ABC News first reported on the effort.
In order for the spending to be slashed, Congress would need to sign off on the request, which poses a challenge for Trump.
Lawmakers would have to draft bills, send them through committee and pass them through both chambers within 45 days. While omnibus spending cuts would likely pass the House with conservative support, they would face an uphill battle in the Senate due to the unlikelihood of bipartisan support and the GOP’s narrow majority.
But budgetary experts are unclear whether the infrequently used process would require a 60-vote procedural vote in the Senate, which would allow Democrats to block the bill from moving forward.
It’s also unclear how much funding would be rolled back and which omnibus provisions would be targeted if they opt to move forward with the maneuver.
Rescission was once common practice.
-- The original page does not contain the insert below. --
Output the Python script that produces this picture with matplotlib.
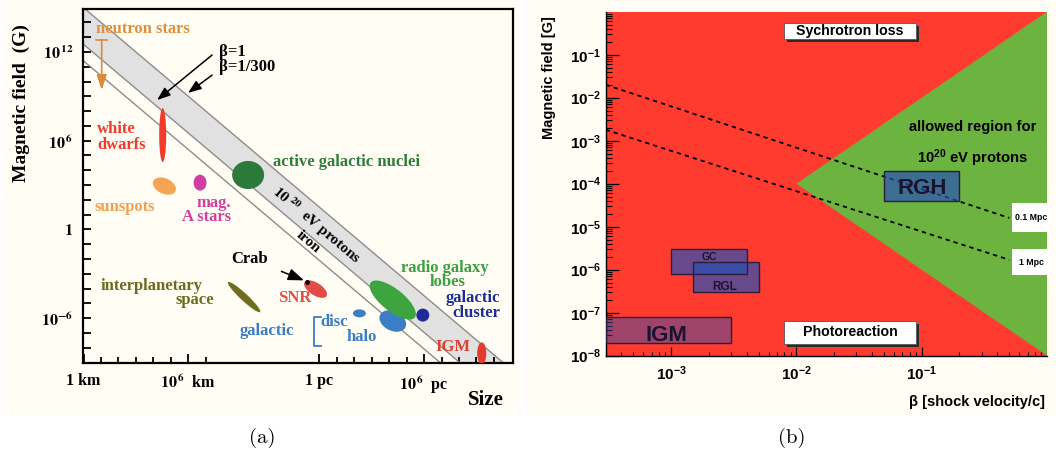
import numpy as np
import matplotlib
matplotlib.use("Agg")
import matplotlib.pyplot as plt
from matplotlib.patches import Ellipse, Rectangle

plt.rcParams['mathtext.fontset'] = 'custom'
plt.rcParams['mathtext.bf'] = 'Liberation Sans:bold'
plt.rcParams['mathtext.rm'] = 'Liberation Sans'
plt.rcParams['mathtext.it'] = 'Liberation Sans:italic'

SERIF = 'Liberation Serif'
SANS = 'Liberation Sans'
CREAM = '#FFFDF4'

# ---------------------------------------------------------------------------
# Panel (a): Hillas diagram, log10(size / km) against log10(B / G)
# ---------------------------------------------------------------------------
PC_KM = np.log10(3.086e13)          # 1 pc expressed in log10(km)

# diagonal lines B*R = const : intercepts of log B = c - log R
band_upper = 15.0                   # 1e20 eV protons, beta = 1
band_lower = 12.52                  # 1e20 eV protons, beta = 1/300
iron_line = 11.4                    # 1e20 eV iron

# source classes (ellipses in log10 units)
src_names = ['white dwarfs', 'sunspots', 'mag. A stars', 'AGN', 'interplanetary',
             'SNR', 'disc', 'halo', 'radio lobes', 'cluster', 'IGM']
src_logR = [4.53, 4.63, 6.67, 9.42, 9.19, 13.28, 15.79, 17.70, 17.70, 19.42, 22.79]
src_logB = [6.38, 2.93, 3.16, 3.68, -4.58, -4.04, -5.68, -6.20, -4.78, -5.80, -8.39]
src_w = [0.40, 1.45, 0.74, 1.83, 2.73, 1.58, 0.74, 1.70, 3.47, 0.74, 0.52]
src_h = [3.65, 1.00, 1.08, 1.90, 0.45, 0.80, 0.54, 1.25, 1.40, 0.88, 1.49]
src_angle = [0, -35, 0, 0, -48, -40, 0, -40, -45, 0, 0]
src_color = ['#F23B2B', '#F5A456', '#CF3FA3', '#2B7A3A', '#6E6E1E', '#E24B48',
             '#3C7EC6', '#3C7EC6', '#3DA43F', '#1F2B98', '#E23A2C']

neutron_logR = 1.04
neutron_logB = [12.81, 9.43]        # upper cap, arrow tip

crab_logR, crab_logB = 12.79, -3.56

y_major = [12, 6, 0, -6]
y_major_labels = [r'$\mathbf{10}^{\,\mathbf{12}}$', r'$\mathbf{10}^{\,\mathbf{6}}$',
                  r'$\mathbf{1}$', r'$\mathbf{10}^{\mathbf{-6}}$']
y_minor = [v for v in range(-8, 15) if v not in y_major]
x_major = [0, 6, PC_KM, PC_KM + 6]
x_major_labels = ['1 km', r'$\mathbf{10}^{\,\mathbf{6}}$  km', '1 pc',
                  r'$\mathbf{10}^{\,\mathbf{6}}$  pc']
x_minor = [1, 2, 3, 4, 5, 7] + [PC_KM + k for k in (1, 2, 3, 4, 5, 7, 8, 9, 10)]

# ---------------------------------------------------------------------------
# Panel (b): allowed region in the (beta, B) plane
# ---------------------------------------------------------------------------
allowed_beta = [0.01, 1.0, 1.0]
allowed_B = [1e-4, 1.0, 1e-8]

mpc01_beta, mpc01_B = [3e-4, 0.5], [2.0e-2, 1.6e-5]
mpc1_beta, mpc1_B = [3e-4, 0.5], [1.8e-3, 1.7e-6]

box_names = ['IGM', 'GC', 'RGL', 'RGH']
box_beta_lo = [3e-4, 1.0e-3, 1.5e-3, 0.05]
box_beta_hi = [3e-3, 4.0e-3, 5.0e-3, 0.20]
box_B_lo = [2e-8, 8e-7, 3e-7, 4e-5]
box_B_hi = [8e-8, 3e-6, 1.5e-6, 2e-4]
box_alpha = [0.45, 0.70, 0.70, 0.70]
box_label_beta = [9.2e-4, 2.0e-3, 2.66e-3, 0.101]
box_label_B = [3.0e-8, 2.0e-6, 4.0e-7, 7.9e-5]
box_label_size = [16, 7.5, 8.5, 16]

RED = '#FE3B2E'
GREEN = '#6DB33F'
BOX_BLUE = '#2950B4'

# ---------------------------------------------------------------------------
fig = plt.figure(figsize=(10.56, 4.57), dpi=100)
W, H = 1056.0, 457.0
fig.patches.append(Rectangle((5 / W, 1 - 413 / H), 513 / W, 413 / H,
                             transform=fig.transFigure, color=CREAM, zorder=-10))
fig.patches.append(Rectangle((527 / W, 1 - 413 / H), 529 / W, 413 / H,
                             transform=fig.transFigure, color=CREAM, zorder=-10))

# ======================= panel (a) =======================
ax = fig.add_axes([83 / W, 1 - 363 / H, 430 / W, 354 / H])
ax.set_facecolor(CREAM)
ax.set_xlim(-0.03, 24.58)
ax.set_ylim(-9.04, 14.91)
for s in ax.spines.values():
    s.set_linewidth(1.6)

xx = np.array([-2.0, 27.0])
ax.fill_between(xx, band_lower - xx, band_upper - xx, color='#E1E1E1', zorder=1, lw=0)
for c in (band_upper, band_lower, iron_line):
    ax.plot(xx, c - xx, color='#8C8C8C', lw=1.0, zorder=2)

for r, b, w, h, a, col in zip(src_logR, src_logB, src_w, src_h, src_angle, src_color):
    ax.add_patch(Ellipse((r, b), w, h, angle=a, facecolor=col, edgecolor='none', zorder=3))

ax.plot([crab_logR], [crab_logB], 'o', color='black', ms=2.5, zorder=4)

# neutron stars: upper limit arrow
ns_col = '#D98A3C'
ax.plot([neutron_logR - 0.3, neutron_logR + 0.3], [neutron_logB[0]] * 2, color=ns_col, lw=1.2)
ax.annotate('', xy=(neutron_logR, neutron_logB[1]), xytext=(neutron_logR, neutron_logB[0]),
            arrowprops=dict(arrowstyle='-|>,head_width=0.3,head_length=0.9',
                            color=ns_col, lw=1.2, shrinkA=0, shrinkB=0))

lab = dict(fontfamily=SERIF, fontweight='bold', fontsize=12, ha='center', va='center',
           math_fontfamily='stix')
left = {**lab, 'ha': 'left'}
right = {**lab, 'ha': 'right'}
ax.text(3.41, 13.56, 'neutron stars', color='#E0903A', **lab)
ax.text(0.78, 6.79, 'white', color='#F03A30', **left)
ax.text(0.78, 5.71, 'dwarfs', color='#F03A30', **left)
ax.text(2.38, 1.51, 'sunspots', color='#F2A050', **lab)
ax.text(8.44, 1.78, 'mag.', color='#D040A0', **right)
ax.text(8.44, 0.84, 'A stars', color='#D040A0', **right)
ax.text(10.85, 4.56, 'active galactic nuclei', color='#2E7D3A', **left)
ax.text(3.92, -3.83, 'interplanetary', color='#6B6B1E', **lab)
ax.text(6.38, -4.78, 'space', color='#6B6B1E', **lab)
ax.text(12.08, -4.64, 'SNR', color='#E0504A', **lab)
ax.text(10.50, -6.88, 'galactic', color='#3C7CC4', **lab)
ax.text(13.53, -6.27, 'disc', color='#3C7CC4', **left)
ax.text(15.94, -7.28, 'halo', color='#3C7CC4', **lab)
ax.text(20.69, -2.58, 'radio galaxy', color='#3CA040', **lab)
ax.text(20.86, -3.58, 'lobes', color='#3CA040', **lab)
ax.text(23.84, -4.66, 'galactic', color='#1E2C96', **right)
ax.text(23.84, -5.66, 'cluster', color='#1E2C96', **right)
ax.text(21.15, -7.96, 'IGM', color='#E0402E', **lab)
ax.text(7.76, 12.0, 'β=1', color='black', **left)
ax.text(7.76, 10.99, 'β=1/300', color='black', **left)
ax.text(13.34, 0.30, r'$\mathbf{10}^{\ \mathbf{20}}$  eV protons', rotation=-40.2,
        rotation_mode='anchor', color='black', **{**lab, 'fontsize': 11})
ax.text(12.85, -0.86, 'iron', rotation=-40.2, rotation_mode='anchor', color='black',
        **{**lab, 'fontsize': 11})

# disc / halo bracket
ax.plot([13.6, 13.19, 13.19, 13.6], [-5.93, -5.93, -7.89, -7.89], color='#3C7CC4', lw=1.3)

arrow_kw = dict(arrowstyle='-|>,head_width=0.3,head_length=0.8', color='black', lw=1.1,
                shrinkA=0, shrinkB=0)
ax.annotate('', xy=(4.21, 8.75), xytext=(7.36, 11.8), arrowprops=arrow_kw)
ax.annotate('', xy=(5.98, 9.23), xytext=(7.36, 10.44), arrowprops=arrow_kw)
ax.annotate('Crab', xy=(12.62, -3.45), xytext=(9.53, -2.0), color='black',
            arrowprops={**arrow_kw, 'shrinkA': 8}, **lab)

ax.set_yticks(y_major, y_major_labels, math_fontfamily='stix', fontfamily=SERIF,
              fontweight='bold', fontsize=11.5)
ax.set_yticks(y_minor, minor=True)
ax.set_xticks(x_major, x_major_labels, math_fontfamily='stix', fontfamily=SERIF,
              fontweight='bold', fontsize=11.5)
ax.set_xticks(x_minor, minor=True)
ax.tick_params(axis='y', which='both', direction='in', length=6, width=1.3, pad=7)
ax.tick_params(axis='x', which='major', direction='in', length=6.5, width=1.3, pad=7)
ax.tick_params(axis='x', which='minor', direction='in', length=4.3, width=1.3)

fig.text(21 / W, 1 - 103 / H, 'Magnetic field  (G)', rotation=90, ha='center', va='center',
         fontfamily=SERIF, fontweight='bold', fontsize=14)
fig.text(486 / W, 1 - 400 / H, 'Size', ha='center', va='center',
         fontfamily=SERIF, fontweight='bold', fontsize=15)

# ======================= panel (b) =======================
bx = fig.add_axes([605.7 / W, 1 - 355.7 / H, 441.3 / W, 344 / H])
bx.set_xscale('log')
bx.set_yscale('log')
bx.set_xlim(3e-4, 1.0)
bx.set_ylim(1e-8, 1.0)
bx.set_facecolor(RED)
bx.fill(allowed_beta, allowed_B, color=GREEN, lw=0, zorder=1)
for s in ('top', 'right'):
    bx.spines[s].set_visible(False)
for s in ('left', 'bottom'):
    bx.spines[s].set_linewidth(1.0)

bx.plot(mpc01_beta, mpc01_B, color='black', lw=1.3, ls=(0, (2.4, 2.2)), zorder=2)
bx.plot(mpc1_beta, mpc1_B, color='black', lw=1.3, ls=(0, (2.4, 2.2)), zorder=2)

for bl, bh, Bl, Bh, al in zip(box_beta_lo, box_beta_hi, box_B_lo, box_B_hi, box_alpha):
    bx.add_patch(Rectangle((bl, Bl), bh - bl, Bh - Bl, facecolor=BOX_BLUE, alpha=al,
                           edgecolor='none', zorder=3))
    bx.add_patch(Rectangle((bl, Bl), bh - bl, Bh - Bl, facecolor='none',
                           edgecolor='#2A1E3A', lw=1.0, zorder=4))
for name, xb, yb, fs in zip(box_names, box_label_beta, box_label_B, box_label_size):
    bx.text(xb, yb, name, ha='center', va='center', fontfamily=SANS, fontweight='bold',
            fontsize=fs, color='#1A1430', zorder=5)

# labelled white boxes with drop shadow (axes fractions)
note_text = ['Sychrotron loss', 'Photoreaction']
note_x0, note_x1 = [0.404, 0.404], [0.703, 0.703]
note_y0, note_y1 = [0.920, 0.034], [0.968, 0.102]
for t, x0, x1, y0, y1 in zip(note_text, note_x0, note_x1, note_y0, note_y1):
    bx.add_patch(Rectangle((x0 + 0.007, y0 - 0.009), x1 - x0, y1 - y0,
                           transform=bx.transAxes, facecolor='#2A2A2A', lw=0, zorder=6))
    bx.add_patch(Rectangle((x0, y0), x1 - x0, y1 - y0, transform=bx.transAxes,
                           facecolor='white', edgecolor='#555555', lw=0.6, zorder=7))
    bx.text((x0 + x1) / 2, (y0 + y1) / 2, t, transform=bx.transAxes, ha='center',
            va='center', fontfamily=SANS, fontweight='bold', fontsize=10.2, zorder=8)

bx.text(0.832, 0.665, 'allowed region for', transform=bx.transAxes, ha='center',
        va='center', fontfamily=SANS, fontweight='bold', fontsize=10.6, zorder=8)
bx.text(0.832, 0.575, r'$\mathbf{10^{20}}$ eV protons', transform=bx.transAxes,
        ha='center', va='center', fontfamily=SANS, fontweight='bold', fontsize=10.6,
        zorder=8)

mpc_text = ['0.1 Mpc', '1 Mpc']
mpc_yc = [0.402, 0.272]
mpc_h = [0.084, 0.076]
for t, yc, hh in zip(mpc_text, mpc_yc, mpc_h):
    bx.add_patch(Rectangle((0.921, yc - hh / 2), 0.086, hh, transform=bx.transAxes,
                           facecolor='white', edgecolor='none', zorder=6, clip_on=False))
    bx.text(0.964, yc, t, transform=bx.transAxes, ha='center', va='center',
            fontfamily=SANS, fontweight='bold', fontsize=6.3, zorder=8, clip_on=False)

y_ticks_b = [10.0 ** k for k in range(-8, 0)]
bx.set_yticks(y_ticks_b, [r'$\mathbf{10^{%d}}$' % k for k in range(-8, 0)], fontsize=11)
bx.set_xticks([1e-3, 1e-2, 1e-1], [r'$\mathbf{10^{%d}}$' % k for k in (-3, -2, -1)],
              fontsize=11)
bx.set_yticks([m * 10.0 ** k for k in range(-8, 0) for m in range(2, 10)], minor=True)
bx.set_xticks([m * 10.0 ** k for k in range(-4, 0) for m in range(2, 10)
               if 3e-4 <= m * 10.0 ** k <= 1.0], minor=True)
bx.tick_params(which='minor', labelleft=False, labelbottom=False)
bx.tick_params(axis='y', which='major', direction='in', length=9.5, width=0.9, pad=3.5)
bx.tick_params(axis='y', which='minor', direction='in', length=4.3, width=0.8)
bx.tick_params(axis='x', which='major', direction='in', length=6.5, width=0.9, pad=6.5)
bx.tick_params(axis='x', which='minor', direction='in', length=3.0, width=0.8)

fig.text(549 / W, 1 - 78 / H, 'Magnetic field [G]', rotation=90, ha='center',
         va='center', fontfamily=SANS, fontweight='bold', fontsize=10.5)
fig.text(1045 / W, 1 - 402 / H, 'β [shock velocity/c]', ha='right', va='center',
         fontfamily=SANS, fontweight='bold', fontsize=10.5)

# captions
fig.text(262 / W, 1 - 438 / H, '(a)', ha='center', va='center', fontfamily='cmr10',
         fontsize=15)
fig.text(792 / W, 1 - 438 / H, '(b)', ha='center', va='center', fontfamily='cmr10',
         fontsize=15)

fig.savefig('out.png', dpi=100, facecolor='white')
Government Accountability Office testimony in 1992 found that every president had offered some sort of rescission request to Congress from 1974 until that point, and that Congress had approved about a third of those requests. The testimony also found that rescission had little effect on overall deficits, due to their relatively small scale in the scheme of government spending.
With Republicans gearing up for a difficult midterm election cycle, conservatives have voiced concerns that it will be difficult to run on a message of fiscal conservatism when they passed a spending bill that exceeds previous caps.
The Republican Study Committee is pushing for a vote on a balanced budget amendment to shore up the party’s fiscal credentials. But there is far-from-widespread agreement that a constitutional amendment limiting fiscal flexibility is either good policy or politically feasible.
Such an amendment would face high hurdles to passage, but could put Republicans in tight races on the record as favoring strict fiscal discipline, despite the worsening fiscal situation that has emerged with the GOP in charge of both chambers and the White House.